Antitrust: Commission opens investigation into restrictions to the free flow of gas sold by Qatar Petroleum in Europe
Commissioner Margrethe Vestager, in charge of competition policy, said: "Energy should flow freely within Europe, regardless of where it comes from. We have opened an investigation to look at whether there are problematic territorial restriction clauses in gas supply contracts with Qatar Petroleum. Such clauses may harm competition and prevent consumers from enjoying the benefits of an integrated European energy market."Â Â
Qatar Petroleum is the largest exporter of LNG globally and to Europe, controlling several companies that produce and export LNG to Europe. The Commission will further investigate whether Qatar Petroleum's long-term agreements (typically 20 or 25 years) for the supply of LNG into the EEA contain direct and/or indirect territorial restrictions.
In particular, certain clauses contained in these agreements appear to, directly or indirectly, restrict the EEA importers' freedom to sell the LNG in alternative destinations within the EEA. For example, some contractual clauses prevent any diversion of cargoes to another destination or restrict the territories to which diversion can take place or the volumes that can be diverted. As a result, these clauses may unduly limit the free flow of LNG sold by Qatar Petroleum in the EEA, segmenting the EU's internal gas market.

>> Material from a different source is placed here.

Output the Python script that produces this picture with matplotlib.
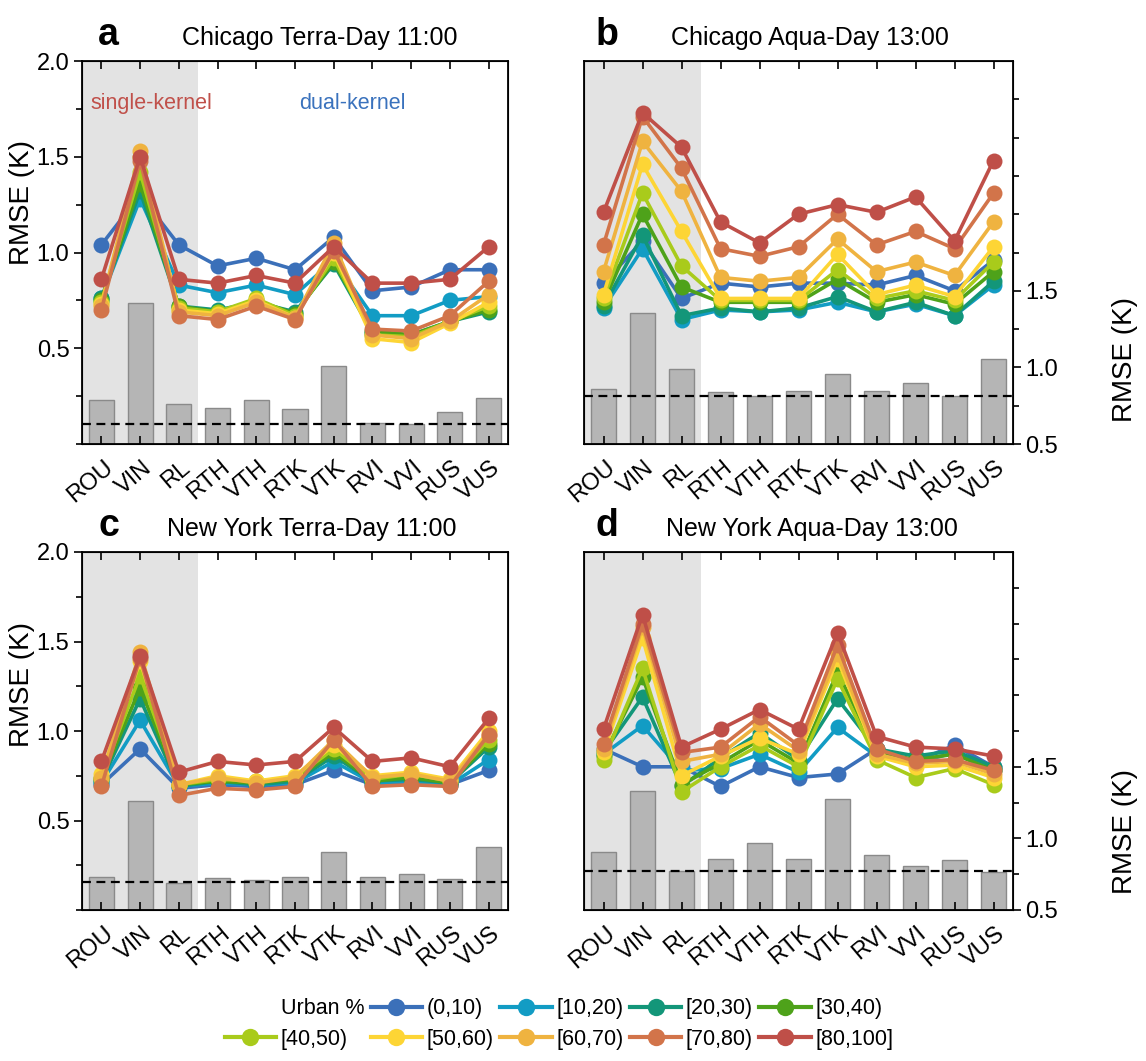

If proven, such practices may breach EU antitrust rules, specifically on anticompetitive agreements between companies (Article 101 of the Treaty on the Functioning of the European Union (TFEU)) and/or on the abuse of a dominant market position (Article 102 TFEU) and Article 53 and/or 54 of the Agreement on the EEA.
The Commission will now carry out its in-depth investigation as a matter of priority. An opening by the Commission of a formal investigation does not prejudge its outcome.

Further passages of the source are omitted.